Whereas Auckland’s seasonally adjusted median house price rose by 0.5% in October and up 0.9% year-on-year.

However, sales volumes are in the gutter, with the number of residential properties sold across New Zealand down by 3.6% in October from the same time last year:

The fall in sales volumes was explained by the REINZ as follows:

“The number of properties sold across the country fell by -4.0% when compared to the same time last year; but with a number of people aiming to sell their home before the foreign buyer ban came into effect at the end of October 2018, it’s not surprising that the number of properties sold fell when compared to last year. When you add this to the fact that there are around 7,800 fewer listings for the first 10 months of 2019 when compared to the same time last year, it’s no wonder sales volumes are down,” says Norwell.

“Importantly though, what we did see was the lift in the number of properties sold when compared to September.

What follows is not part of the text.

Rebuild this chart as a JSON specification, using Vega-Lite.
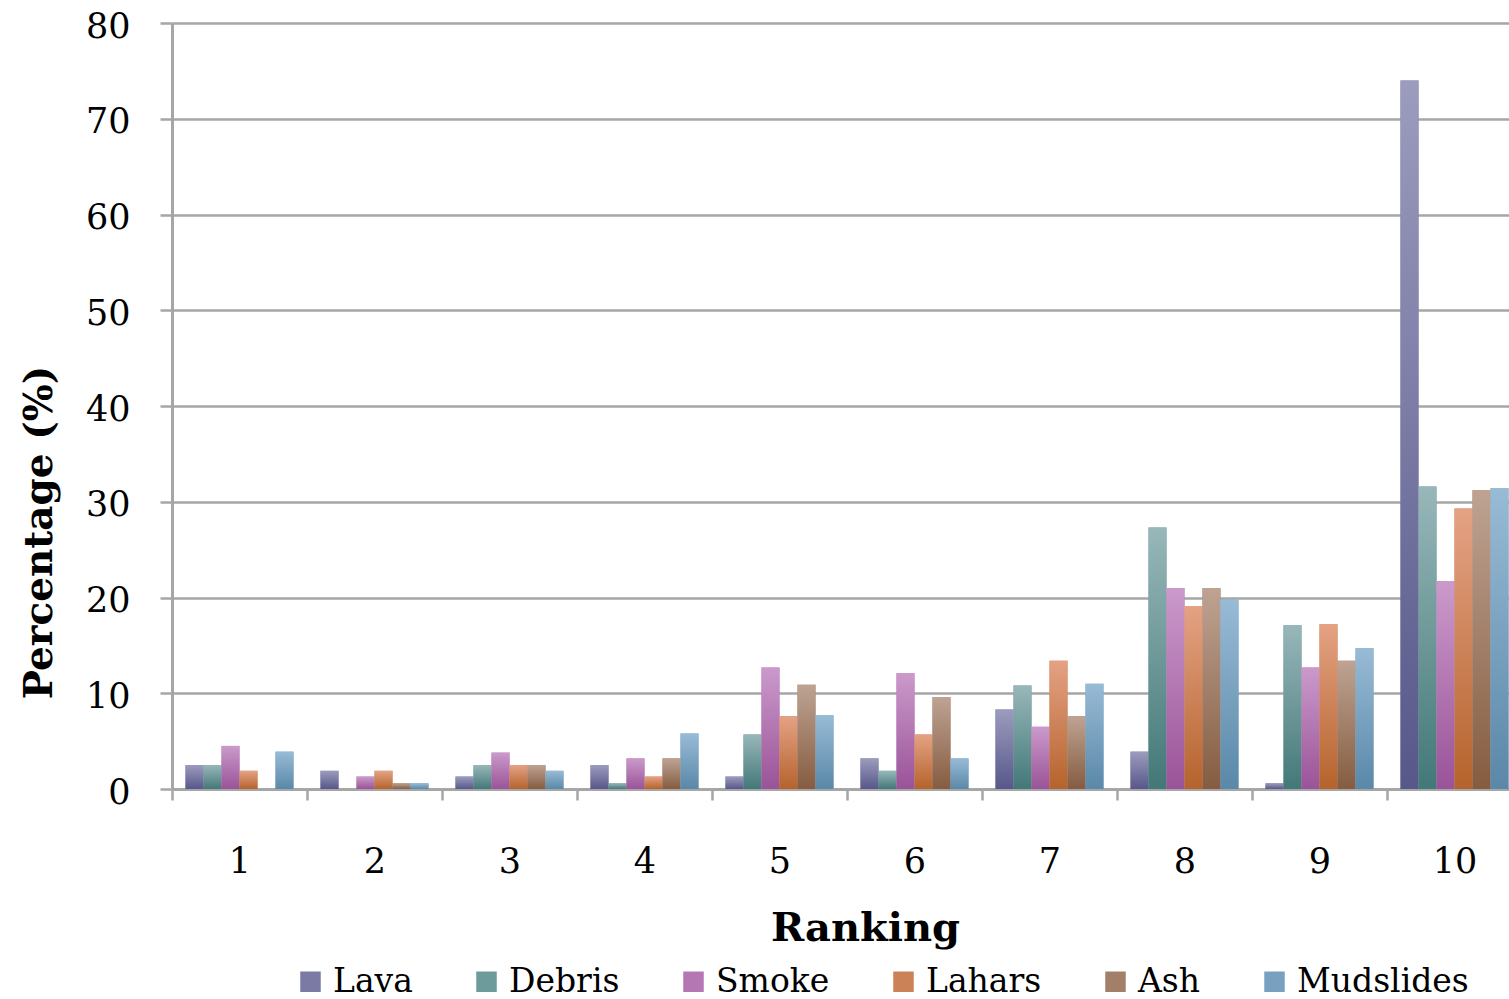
{
  "$schema": "https://vega.github.io/schema/vega-lite/v6.json",
  "autosize": "none",
  "padding": {"left": 172, "top": 23, "right": 0, "bottom": 210},
  "width": 1337,
  "height": 766,
  "background": "white",
  "config": {
    "font": "DejaVu Serif",
    "view": {"stroke": null}
  },
  "data": {
    "values": [
      {"Ranking": "1", "Hazard": "Lava", "Percentage": 2.5},
      {"Ranking": "1", "Hazard": "Debris", "Percentage": 2.5},
      {"Ranking": "1", "Hazard": "Smoke", "Percentage": 4.5},
      {"Ranking": "1", "Hazard": "Lahars", "Percentage": 1.9},
      {"Ranking": "1", "Hazard": "Ash", "Percentage": 0},
      {"Ranking": "1", "Hazard": "Mudslides", "Percentage": 3.9},
      {"Ranking": "2", "Hazard": "Lava", "Percentage": 1.9},
      {"Ranking": "2", "Hazard": "Debris", "Percentage": 0},
      {"Ranking": "2", "Hazard": "Smoke", "Percentage": 1.3},
      {"Ranking": "2", "Hazard": "Lahars", "Percentage": 1.9},
      {"Ranking": "2", "Hazard": "Ash", "Percentage": 0.6},
      {"Ranking": "2", "Hazard": "Mudslides", "Percentage": 0.6},
      {"Ranking": "3", "Hazard": "Lava", "Percentage": 1.3},
      {"Ranking": "3", "Hazard": "Debris", "Percentage": 2.5},
      {"Ranking": "3", "Hazard": "Smoke", "Percentage": 3.8},
      {"Ranking": "3", "Hazard": "Lahars", "Percentage": 2.5},
      {"Ranking": "3", "Hazard": "Ash", "Percentage": 2.5},
      {"Ranking": "3", "Hazard": "Mudslides", "Percentage": 1.9},
      {"Ranking": "4", "Hazard": "Lava", "Percentage": 2.5},
      {"Ranking": "4", "Hazard": "Debris", "Percentage": 0.6},
      {"Ranking": "4", "Hazard": "Smoke", "Percentage": 3.2},
      {"Ranking": "4", "Hazard": "Lahars", "Percentage": 1.3},
      {"Ranking": "4", "Hazard": "Ash", "Percentage": 3.2},
      {"Ranking": "4", "Hazard": "Mudslides", "Percentage": 5.8},
      {"Ranking": "5", "Hazard": "Lava", "Percentage": 1.3},
      {"Ranking": "5", "Hazard": "Debris", "Percentage": 5.7},
      {"Ranking": "5", "Hazard": "Smoke", "Percentage": 12.7},
      {"Ranking": "5", "Hazard": "Lahars", "Percentage": 7.6},
      {"Ranking": "5", "Hazard": "Ash", "Percentage": 10.9},
      {"Ranking": "5", "Hazard": "Mudslides", "Percentage": 7.7},
      {"Ranking": "6", "Hazard": "Lava", "Percentage": 3.2},
      {"Ranking": "6", "Hazard": "Debris", "Percentage": 1.9},
      {"Ranking": "6", "Hazard": "Smoke", "Percentage": 12.1},
      {"Ranking": "6", "Hazard": "Lahars", "Percentage": 5.7},
      {"Ranking": "6", "Hazard": "Ash", "Percentage": 9.6},
      {"Ranking": "6", "Hazard": "Mudslides", "Percentage": 3.2},
      {"Ranking": "7", "Hazard": "Lava", "Percentage": 8.3},
      {"Ranking": "7", "Hazard": "Debris", "Percentage": 10.8},
      {"Ranking": "7", "Hazard": "Smoke", "Percentage": 6.5},
      {"Ranking": "7", "Hazard": "Lahars", "Percentage": 13.4},
      {"Ranking": "7", "Hazard": "Ash", "Percentage": 7.6},
      {"Ranking": "7", "Hazard": "Mudslides", "Percentage": 11.0},
      {"Ranking": "8", "Hazard": "Lava", "Percentage": 3.9},
      {"Ranking": "8", "Hazard": "Debris", "Percentage": 27.3},
      {"Ranking": "8", "Hazard": "Smoke", "Percentage": 21.0},
      {"Ranking": "8", "Hazard": "Lahars", "Percentage": 19.1},
      {"Ranking": "8", "Hazard": "Ash", "Percentage": 21.0},
      {"Ranking": "8", "Hazard": "Mudslides", "Percentage": 19.8},
      {"Ranking": "9", "Hazard": "Lava", "Percentage": 0.6},
      {"Ranking": "9", "Hazard": "Debris", "Percentage": 17.1},
      {"Ranking": "9", "Hazard": "Smoke", "Percentage": 12.7},
      {"Ranking": "9", "Hazard": "Lahars", "Percentage": 17.2},
      {"Ranking": "9", "Hazard": "Ash", "Percentage": 13.4},
      {"Ranking": "9", "Hazard": "Mudslides", "Percentage": 14.7},
      {"Ranking": "10", "Hazard": "Lava", "Percentage": 74.0},
      {"Ranking": "10", "Hazard": "Debris", "Percentage": 31.6},
      {"Ranking": "10", "Hazard": "Smoke", "Percentage": 21.7},
      {"Ranking": "10", "Hazard": "Lahars", "Percentage": 29.3},
      {"Ranking": "10", "Hazard": "Ash", "Percentage": 31.2},
      {"Ranking": "10", "Hazard": "Mudslides", "Percentage": 31.4}
    ]
  },
  "encoding": {
    "x": {
      "field": "Ranking",
      "type": "ordinal",
      "sort": ["1", "2", "3", "4", "5", "6", "7", "8", "9", "10"],
      "scale": {"paddingInner": 0, "paddingOuter": 0, "range": [0, 1350]},
      "axis": {
        "title": "Ranking",
        "titleFont": "DejaVu Serif",
        "titleFontSize": 40,
        "titleFontWeight": "bold",
        "titleColor": "black",
        "titleX": 693,
        "titleY": 151,
        "titleBaseline": "alphabetic",
        "labelAngle": 0,
        "labelFontSize": 35,
        "labelColor": "black",
        "labelBaseline": "alphabetic",
        "labelPadding": 72,
        "bandPosition": 0,
        "tickBand": "extent",
        "ticks": true,
        "tickSize": 11,
        "tickColor": "#a6a6a6",
        "tickWidth": 2.5,
        "domainColor": "#a6a6a6",
        "domainWidth": 3,
        "grid": false
      }
    },
    "xOffset": {
      "field": "Hazard",
      "type": "nominal",
      "sort": ["Lava", "Debris", "Smoke", "Lahars", "Ash", "Mudslides"],
      "scale": {"paddingInner": 0, "paddingOuter": 0.75}
    },
    "y": {
      "field": "Percentage",
      "type": "quantitative",
      "scale": {"domain": [0, 80], "nice": false},
      "axis": {
        "title": "Percentage (%)",
        "titleFont": "DejaVu Serif",
        "titleFontSize": 39,
        "titleFontWeight": "bold",
        "titleColor": "black",
        "titleAngle": -90,
        "titleX": -133,
        "titleY": 509,
        "titleBaseline": "middle",
        "titleAlign": "center",
        "values": [0, 10, 20, 30, 40, 50, 60, 70, 80],
        "labelFontSize": 35,
        "labelColor": "black",
        "labelPadding": 30,
        "labelOffset": 3,
        "tickSize": 12,
        "tickColor": "#a6a6a6",
        "tickWidth": 2.5,
        "domainColor": "#a6a6a6",
        "domainWidth": 3,
        "grid": true,
        "gridColor": "#a6a6a6",
        "gridWidth": 2.5
      }
    }
  },
  "layer": [
    {
      "mark": {"type": "bar", "strokeWidth": 0},
      "encoding": {
        "color": {
          "field": "Hazard",
          "type": "nominal",
          "sort": ["Lava", "Debris", "Smoke", "Lahars", "Ash", "Mudslides"],
          "scale": {
            "domain": ["Lava", "Debris", "Smoke", "Lahars", "Ash", "Mudslides"],
            "range": ["#7a7aa4", "#6d9a9b", "#b577b4", "#cc8257", "#a27f69", "#79a1bf"]
          },
          "legend": {
            "title": null,
            "orient": "none",
            "legendX": 122,
            "legendY": 942,
            "direction": "horizontal",
            "columns": 6,
            "columnPadding": 57,
            "symbolType": "square",
            "symbolSize": 420,
            "symbolStrokeWidth": 0,
            "symbolOpacity": 1,
            "labelFontSize": 33,
            "labelColor": "black",
            "labelOffset": 6,
            "labelLimit": 400,
            "encode": {
              "symbols": {
                "update": {
                  "fill": {
                    "signal": "{gradient: 'linear', x1: 0, y1: 0, x2: 0, y2: 1, stops: [{offset: 0, color: datum.value === 'Lava' ? '#9c9cbe' : datum.value === 'Debris' ? '#98b7b9' : datum.value === 'Smoke' ? '#cb9acb' : datum.value === 'Lahars' ? '#e4a284' : datum.value === 'Ash' ? '#bea393' : '#98bbd6'}, {offset: 1, color: datum.value === 'Lava' ? '#57578a' : datum.value === 'Debris' ? '#437878' : datum.value === 'Smoke' ? '#9a5398' : datum.value === 'Lahars' ? '#b5632c' : datum.value === 'Ash' ? '#855c40' : '#5a88a8'}]}"
                  }
                }
              }
            }
          }
        }
      }
    },
    {
      "transform": [{"filter": "datum.Hazard === 'Lava'"}],
      "mark": {"type": "bar", "strokeWidth": 0, "color": {"gradient": "linear", "x1": 0, "y1": 0, "x2": 0, "y2": 1, "stops": [{"offset": 0, "color": "#9c9cbe"}, {"offset": 1, "color": "#57578a"}]}}
    },
    {
      "transform": [{"filter": "datum.Hazard === 'Debris'"}],
      "mark": {"type": "bar", "strokeWidth": 0, "color": {"gradient": "linear", "x1": 0, "y1": 0, "x2": 0, "y2": 1, "stops": [{"offset": 0, "color": "#98b7b9"}, {"offset": 1, "color": "#437878"}]}}
    },
    {
      "transform": [{"filter": "datum.Hazard === 'Smoke'"}],
      "mark": {"type": "bar", "strokeWidth": 0, "color": {"gradient": "linear", "x1": 0, "y1": 0, "x2": 0, "y2": 1, "stops": [{"offset": 0, "color": "#cb9acb"}, {"offset": 1, "color": "#9a5398"}]}}
    },
    {
      "transform": [{"filter": "datum.Hazard === 'Lahars'"}],
      "mark": {"type": "bar", "strokeWidth": 0, "color": {"gradient": "linear", "x1": 0, "y1": 0, "x2": 0, "y2": 1, "stops": [{"offset": 0, "color": "#e4a284"}, {"offset": 1, "color": "#b5632c"}]}}
    },
    {
      "transform": [{"filter": "datum.Hazard === 'Ash'"}],
      "mark": {"type": "bar", "strokeWidth": 0, "color": {"gradient": "linear", "x1": 0, "y1": 0, "x2": 0, "y2": 1, "stops": [{"offset": 0, "color": "#bea393"}, {"offset": 1, "color": "#855c40"}]}}
    },
    {
      "transform": [{"filter": "datum.Hazard === 'Mudslides'"}],
      "mark": {"type": "bar", "strokeWidth": 0, "color": {"gradient": "linear", "x1": 0, "y1": 0, "x2": 0, "y2": 1, "stops": [{"offset": 0, "color": "#98bbd6"}, {"offset": 1, "color": "#5a88a8"}]}}
    }
  ]
}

Sales volumes were up 12.1% across the country month-on-month, a pattern we expect to see at this time of the year,” continues Norwell.

Underpinning the rise in New Zealand dwelling values is the chronic housing shortage, as revealed in the latest Census:

The figures show that between the 2013 and 2018 censuses this country’s usually resident population increased by 10.8%, while the total number of dwellings (occupied and unoccupied) increased by just 6.2%.

Population growth outstripped dwelling growth by a considerable margin in all regions of the country except the West Coast

It is hard to believe that Jacinda Ardern’s Labour Government intends to make the housing situation worse by abandoning its ‘Kiwibuild’ targets at the same time as ramping-up immigration by giving employers easier access to low-skilled migrants.